RECORDED INFORMATION =
************

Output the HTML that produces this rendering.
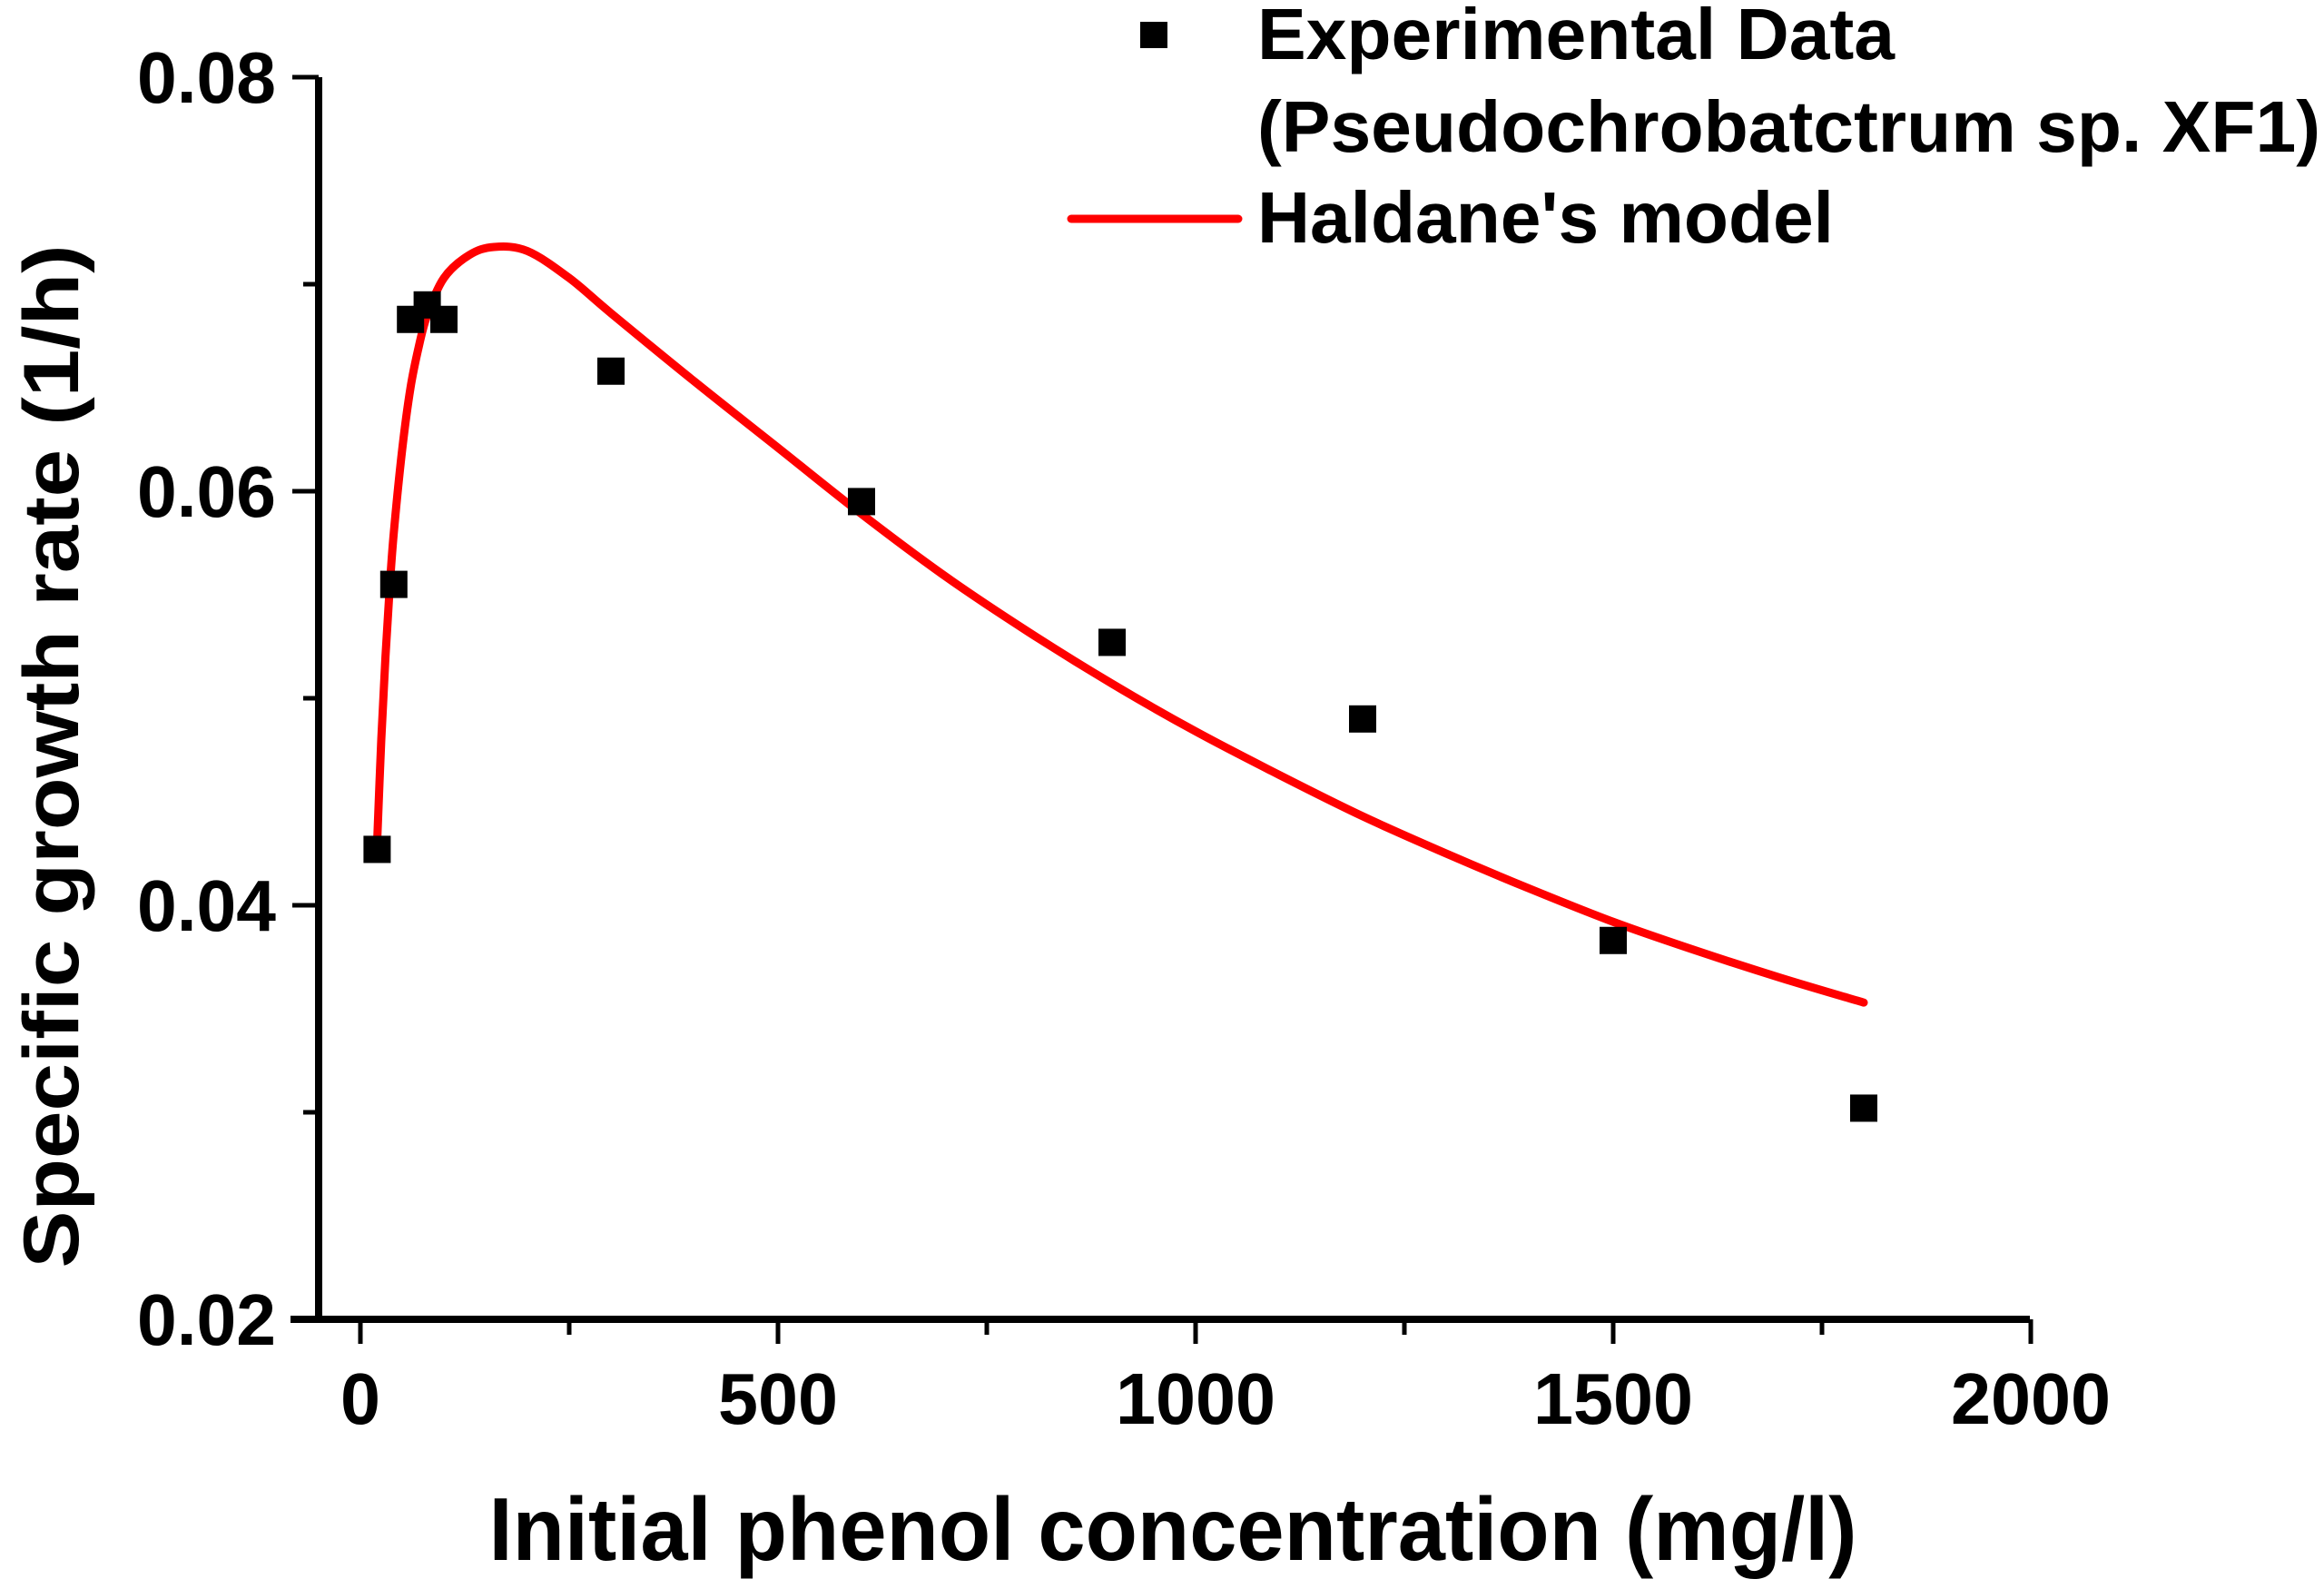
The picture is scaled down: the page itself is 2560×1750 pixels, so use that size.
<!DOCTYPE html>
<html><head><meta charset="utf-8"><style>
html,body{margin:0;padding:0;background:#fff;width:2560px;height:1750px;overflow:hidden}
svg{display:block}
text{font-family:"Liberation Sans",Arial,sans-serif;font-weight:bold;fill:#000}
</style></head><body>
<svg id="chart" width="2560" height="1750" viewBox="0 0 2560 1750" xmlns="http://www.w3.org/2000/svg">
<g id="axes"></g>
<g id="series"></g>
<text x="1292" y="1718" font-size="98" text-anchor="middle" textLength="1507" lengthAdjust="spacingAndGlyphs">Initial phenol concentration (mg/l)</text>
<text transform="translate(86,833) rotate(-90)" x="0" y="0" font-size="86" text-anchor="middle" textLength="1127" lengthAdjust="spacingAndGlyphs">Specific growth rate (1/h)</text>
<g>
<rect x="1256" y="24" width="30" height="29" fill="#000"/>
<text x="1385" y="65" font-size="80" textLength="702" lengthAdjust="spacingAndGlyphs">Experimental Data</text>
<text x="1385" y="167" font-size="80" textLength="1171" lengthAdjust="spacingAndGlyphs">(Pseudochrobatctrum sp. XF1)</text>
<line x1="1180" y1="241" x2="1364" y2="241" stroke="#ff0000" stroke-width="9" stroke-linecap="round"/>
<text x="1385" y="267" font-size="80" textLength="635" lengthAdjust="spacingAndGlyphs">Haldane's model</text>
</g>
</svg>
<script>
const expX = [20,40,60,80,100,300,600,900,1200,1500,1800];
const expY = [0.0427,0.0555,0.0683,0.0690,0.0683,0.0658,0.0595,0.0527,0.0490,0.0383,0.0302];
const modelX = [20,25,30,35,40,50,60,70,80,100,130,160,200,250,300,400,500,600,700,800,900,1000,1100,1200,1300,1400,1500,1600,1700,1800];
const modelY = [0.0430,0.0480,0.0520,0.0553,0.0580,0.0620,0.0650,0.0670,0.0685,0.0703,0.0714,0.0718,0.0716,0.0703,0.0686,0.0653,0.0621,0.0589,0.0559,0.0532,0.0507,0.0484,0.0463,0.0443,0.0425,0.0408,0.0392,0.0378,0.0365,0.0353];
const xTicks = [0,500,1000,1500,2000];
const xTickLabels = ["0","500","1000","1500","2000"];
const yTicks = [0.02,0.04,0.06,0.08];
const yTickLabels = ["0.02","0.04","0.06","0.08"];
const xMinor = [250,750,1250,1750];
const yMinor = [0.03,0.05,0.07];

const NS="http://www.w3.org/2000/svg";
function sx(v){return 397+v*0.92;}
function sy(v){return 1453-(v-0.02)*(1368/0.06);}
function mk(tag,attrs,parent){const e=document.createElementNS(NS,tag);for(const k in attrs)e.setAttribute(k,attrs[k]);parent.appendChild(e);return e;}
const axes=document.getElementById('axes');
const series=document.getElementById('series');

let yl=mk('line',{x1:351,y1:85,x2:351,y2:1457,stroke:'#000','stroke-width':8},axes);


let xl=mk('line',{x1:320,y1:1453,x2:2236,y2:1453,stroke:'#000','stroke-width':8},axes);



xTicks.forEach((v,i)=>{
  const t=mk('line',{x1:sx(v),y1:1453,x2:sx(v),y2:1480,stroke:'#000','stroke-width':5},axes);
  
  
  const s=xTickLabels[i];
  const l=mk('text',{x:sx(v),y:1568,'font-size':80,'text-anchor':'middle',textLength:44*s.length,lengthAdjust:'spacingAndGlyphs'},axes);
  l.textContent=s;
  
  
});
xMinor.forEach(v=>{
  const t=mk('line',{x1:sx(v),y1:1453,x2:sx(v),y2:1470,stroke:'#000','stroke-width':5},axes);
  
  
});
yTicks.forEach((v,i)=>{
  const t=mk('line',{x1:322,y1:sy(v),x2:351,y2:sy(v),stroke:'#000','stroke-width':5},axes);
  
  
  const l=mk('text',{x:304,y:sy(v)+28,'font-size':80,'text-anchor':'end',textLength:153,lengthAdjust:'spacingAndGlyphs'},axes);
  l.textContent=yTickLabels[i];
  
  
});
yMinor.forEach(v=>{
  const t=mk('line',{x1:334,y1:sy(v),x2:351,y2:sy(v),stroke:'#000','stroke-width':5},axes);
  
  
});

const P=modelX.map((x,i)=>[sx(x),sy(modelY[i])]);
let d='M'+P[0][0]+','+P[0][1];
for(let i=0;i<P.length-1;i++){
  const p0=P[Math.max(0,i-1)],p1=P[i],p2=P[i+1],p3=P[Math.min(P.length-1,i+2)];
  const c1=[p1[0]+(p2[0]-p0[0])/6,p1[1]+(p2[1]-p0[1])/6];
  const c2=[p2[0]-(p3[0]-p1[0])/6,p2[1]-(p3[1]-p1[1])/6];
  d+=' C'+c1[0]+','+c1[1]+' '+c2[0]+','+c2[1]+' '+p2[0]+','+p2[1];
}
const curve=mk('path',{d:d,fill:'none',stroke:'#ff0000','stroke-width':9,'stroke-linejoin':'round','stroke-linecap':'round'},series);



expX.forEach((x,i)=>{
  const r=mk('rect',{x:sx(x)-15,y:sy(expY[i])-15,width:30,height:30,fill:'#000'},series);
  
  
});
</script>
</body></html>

************

YOUR TASK = Copy every line above word for word and exclude the pictures.

PROBLEM SOLUTION =
Output the HTML that produces this rendering.
The picture is scaled down: the page itself is 2560×1750 pixels, so use that size.
<!DOCTYPE html>
<html><head><meta charset="utf-8"><style>
html,body{margin:0;padding:0;background:#fff;width:2560px;height:1750px;overflow:hidden}
svg{display:block}
text{font-family:"Liberation Sans",Arial,sans-serif;font-weight:bold;fill:#000}
</style></head><body>
<svg id="chart" width="2560" height="1750" viewBox="0 0 2560 1750" xmlns="http://www.w3.org/2000/svg">
<g id="axes"></g>
<g id="series"></g>
<text x="1292" y="1718" font-size="98" text-anchor="middle" textLength="1507" lengthAdjust="spacingAndGlyphs">Initial phenol concentration (mg/l)</text>
<text transform="translate(86,833) rotate(-90)" x="0" y="0" font-size="86" text-anchor="middle" textLength="1127" lengthAdjust="spacingAndGlyphs">Specific growth rate (1/h)</text>
<g>
<rect x="1256" y="24" width="30" height="29" fill="#000"/>
<text x="1385" y="65" font-size="80" textLength="702" lengthAdjust="spacingAndGlyphs">Experimental Data</text>
<text x="1385" y="167" font-size="80" textLength="1171" lengthAdjust="spacingAndGlyphs">(Pseudochrobatctrum sp. XF1)</text>
<line x1="1180" y1="241" x2="1364" y2="241" stroke="#ff0000" stroke-width="9" stroke-linecap="round"/>
<text x="1385" y="267" font-size="80" textLength="635" lengthAdjust="spacingAndGlyphs">Haldane's model</text>
</g>
</svg>
<script>
const expX = [20,40,60,80,100,300,600,900,1200,1500,1800];
const expY = [0.0427,0.0555,0.0683,0.0690,0.0683,0.0658,0.0595,0.0527,0.0490,0.0383,0.0302];
const modelX = [20,25,30,35,40,50,60,70,80,100,130,160,200,250,300,400,500,600,700,800,900,1000,1100,1200,1300,1400,1500,1600,1700,1800];
const modelY = [0.0430,0.0480,0.0520,0.0553,0.0580,0.0620,0.0650,0.0670,0.0685,0.0703,0.0714,0.0718,0.0716,0.0703,0.0686,0.0653,0.0621,0.0589,0.0559,0.0532,0.0507,0.0484,0.0463,0.0443,0.0425,0.0408,0.0392,0.0378,0.0365,0.0353];
const xTicks = [0,500,1000,1500,2000];
const xTickLabels = ["0","500","1000","1500","2000"];
const yTicks = [0.02,0.04,0.06,0.08];
const yTickLabels = ["0.02","0.04","0.06","0.08"];
const xMinor = [250,750,1250,1750];
const yMinor = [0.03,0.05,0.07];

const NS="http://www.w3.org/2000/svg";
function sx(v){return 397+v*0.92;}
function sy(v){return 1453-(v-0.02)*(1368/0.06);}
function mk(tag,attrs,parent){const e=document.createElementNS(NS,tag);for(const k in attrs)e.setAttribute(k,attrs[k]);parent.appendChild(e);return e;}
const axes=document.getElementById('axes');
const series=document.getElementById('series');

let yl=mk('line',{x1:351,y1:85,x2:351,y2:1457,stroke:'#000','stroke-width':8},axes);


let xl=mk('line',{x1:320,y1:1453,x2:2236,y2:1453,stroke:'#000','stroke-width':8},axes);



xTicks.forEach((v,i)=>{
  const t=mk('line',{x1:sx(v),y1:1453,x2:sx(v),y2:1480,stroke:'#000','stroke-width':5},axes);
  
  
  const s=xTickLabels[i];
  const l=mk('text',{x:sx(v),y:1568,'font-size':80,'text-anchor':'middle',textLength:44*s.length,lengthAdjust:'spacingAndGlyphs'},axes);
  l.textContent=s;
  
  
});
xMinor.forEach(v=>{
  const t=mk('line',{x1:sx(v),y1:1453,x2:sx(v),y2:1470,stroke:'#000','stroke-width':5},axes);
  
  
});
yTicks.forEach((v,i)=>{
  const t=mk('line',{x1:322,y1:sy(v),x2:351,y2:sy(v),stroke:'#000','stroke-width':5},axes);
  
  
  const l=mk('text',{x:304,y:sy(v)+28,'font-size':80,'text-anchor':'end',textLength:153,lengthAdjust:'spacingAndGlyphs'},axes);
  l.textContent=yTickLabels[i];
  
  
});
yMinor.forEach(v=>{
  const t=mk('line',{x1:334,y1:sy(v),x2:351,y2:sy(v),stroke:'#000','stroke-width':5},axes);
  
  
});

const P=modelX.map((x,i)=>[sx(x),sy(modelY[i])]);
let d='M'+P[0][0]+','+P[0][1];
for(let i=0;i<P.length-1;i++){
  const p0=P[Math.max(0,i-1)],p1=P[i],p2=P[i+1],p3=P[Math.min(P.length-1,i+2)];
  const c1=[p1[0]+(p2[0]-p0[0])/6,p1[1]+(p2[1]-p0[1])/6];
  const c2=[p2[0]-(p3[0]-p1[0])/6,p2[1]-(p3[1]-p1[1])/6];
  d+=' C'+c1[0]+','+c1[1]+' '+c2[0]+','+c2[1]+' '+p2[0]+','+p2[1];
}
const curve=mk('path',{d:d,fill:'none',stroke:'#ff0000','stroke-width':9,'stroke-linejoin':'round','stroke-linecap':'round'},series);



expX.forEach((x,i)=>{
  const r=mk('rect',{x:sx(x)-15,y:sy(expY[i])-15,width:30,height:30,fill:'#000'},series);
  
  
});
</script>
</body></html>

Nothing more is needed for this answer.